Virtual Cameras: Expanding Possibilities
If drones opened the skies and gimbals smoothed
the ground, virtual cameras have unlocked entire new worlds. Built on
motion-sensing rigs and real-time rendering engines, these systems let
filmmakers move inside digital environments as if they were physical sets.
Instead of pre-programming angles, directors can
“walk” through a virtual city, forest, or alien planet and adjust shots on the
spot. This approach keeps the energy of live shooting while taking advantage of
digital freedom.
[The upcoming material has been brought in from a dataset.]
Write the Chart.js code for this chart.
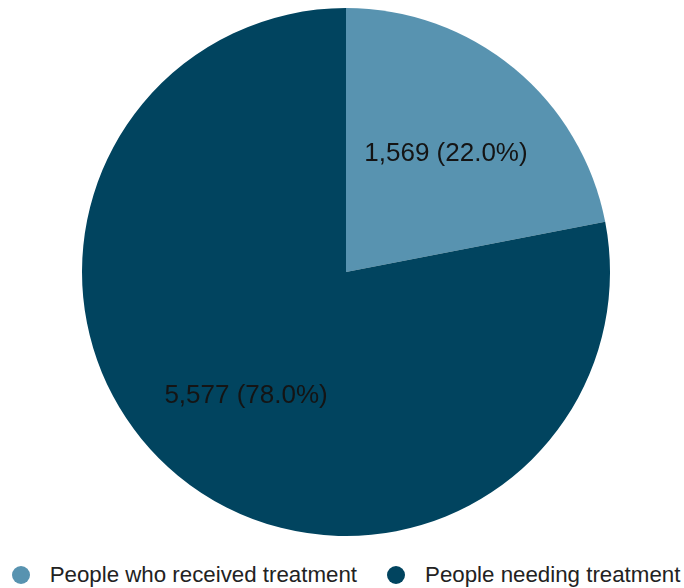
<!DOCTYPE html>
<html>
<head>
<meta charset="utf-8">
<script src="https://cdn.jsdelivr.net/npm/chart.js@4/dist/chart.umd.min.js"></script>
<style>
  html, body { margin: 0; padding: 0; background: #ffffff; }
  #wrap { position: relative; width: 684px; height: 588px; }
  #chartBox { position: absolute; left: 0; top: 0; width: 684px; height: 544px; }
  #legend {
    position: absolute; left: 0; top: 563px; width: 684px; height: 24px;
    box-sizing: border-box; padding-left: 8px;
    display: flex; justify-content: center; align-items: center;
    font-family: "Liberation Sans", Arial, sans-serif; font-size: 22.3px; color: #222222;
  }
  .item { display: flex; align-items: center; margin: 0 15px; white-space: nowrap; }
  .dot { width: 18px; height: 18px; border-radius: 50%; margin-right: 20px; }
</style>
</head>
<body>
<div id="wrap">
  <div id="chartBox"><canvas id="pieChart"></canvas></div>
  <div id="legend"></div>
</div>
<script>
    const categories = ['People who received treatment', 'People needing treatment'];
    const values = [1569, 5577];
    const percents = ['22.0%', '78.0%'];
    const colors = ['#5893b0', '#01445f'];

    // Slice labels: "value (percent)" drawn inside each arc
    const sliceLabels = {
        id: 'sliceLabels',
        afterDatasetsDraw(chart) {
            const ctx = chart.ctx;
            const meta = chart.getDatasetMeta(0);
            ctx.save();
            ctx.font = '26px "Liberation Sans", Arial, sans-serif';
            ctx.fillStyle = '#141414';
            ctx.textAlign = 'center';
            ctx.textBaseline = 'middle';
            meta.data.forEach((arc, i) => {
                const p = arc.getProps(['x', 'y', 'startAngle', 'endAngle', 'outerRadius'], true);
                const mid = (p.startAngle + p.endAngle) / 2;
                const r = p.outerRadius * 0.595;
                const text = values[i].toLocaleString('en-US') + ' (' + percents[i] + ')';
                ctx.fillText(text, p.x + Math.cos(mid) * r, p.y + Math.sin(mid) * r + 3);
            });
            ctx.restore();
        }
    };

    new Chart(document.getElementById('pieChart'), {
        type: 'pie',
        data: {
            labels: categories,
            datasets: [{
                data: values,
                backgroundColor: colors,
                borderWidth: 0
            }]
        },
        options: {
            responsive: true,
            maintainAspectRatio: false,
            animation: false,
            layout: { padding: { left: 8, top: 8, bottom: 8, right: 0 } },
            plugins: {
                legend: { display: false },
                tooltip: { enabled: false }
            }
        },
        plugins: [sliceLabels]
    });

    // Legend below the pie
    const legend = document.getElementById('legend');
    categories.forEach((name, i) => {
        const item = document.createElement('div');
        item.className = 'item';
        const dot = document.createElement('span');
        dot.className = 'dot';
        dot.style.background = colors[i];
        const label = document.createElement('span');
        label.textContent = name;
        item.appendChild(dot);
        item.appendChild(label);
        legend.appendChild(item);
    });
</script>
</body>
</html>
It also blends perfectly with LED stages, where huge screens
display backgrounds in real time, letting actors perform with the right
lighting and atmosphere.
Virtual cameras also bring spontaneity back into
VFX-heavy projects. Directors no longer have to imagine how a scene will look
months later—they can see it instantly and adjust motion as needed. This has
made productions faster and more natural, with shots that feel less mechanical and
more instinctive.
Why Motion Matters More Than Ever
All these tools share one purpose: to shape how a
story is experienced. Motion guides the viewer’s eye, sets the pace, and
creates emotion without a single word spoken. A rising drone shot can symbolize
freedom, while a gimbal following close behind a character can convey pressure
or urgency. Virtual camera sweeps can take us into dreamlike states that bend
reality.
Audiences may not analyze these movements
consciously, but they feel them. That unspoken language of motion has become
just as vital to storytelling as script or sound.
Making Big Tools Available to All
Perhaps the most striking part of these trends is
how reachable they’ve become. Aerial shots once limited to million-dollar
budgets are now possible for independent filmmakers and students. Gimbals are
sold at prices that make sense even for hobbyists. Virtual production remains
resource-heavy but is moving steadily toward wider adoption as equipment costs
drop.
This accessibility is changing the creative
landscape. Smaller teams can produce visuals that look polished and ambitious.
For any video production company, staying familiar with these
techniques isn’t just an option—it’s necessary to keep pace with the
expectations of today’s viewers.
What’s Next?
Looking forward, motion technology will only get
bolder. Imagine swarms of drones working together for synchronized sequences,
or gimbals powered by predictive AI that anticipate how a subject will move.
Virtual cameras may soon allow directors in different countries to work
together on the same scene in real time.
Yet no matter how advanced these tools become,
their purpose will remain the same: to make stories more engaging. The best
shots aren’t remembered just because they look impressive—they’re remembered
because they make us feel something.
Cinema has always been about movement, and in
2025, that movement has more ways to reach audiences than ever before.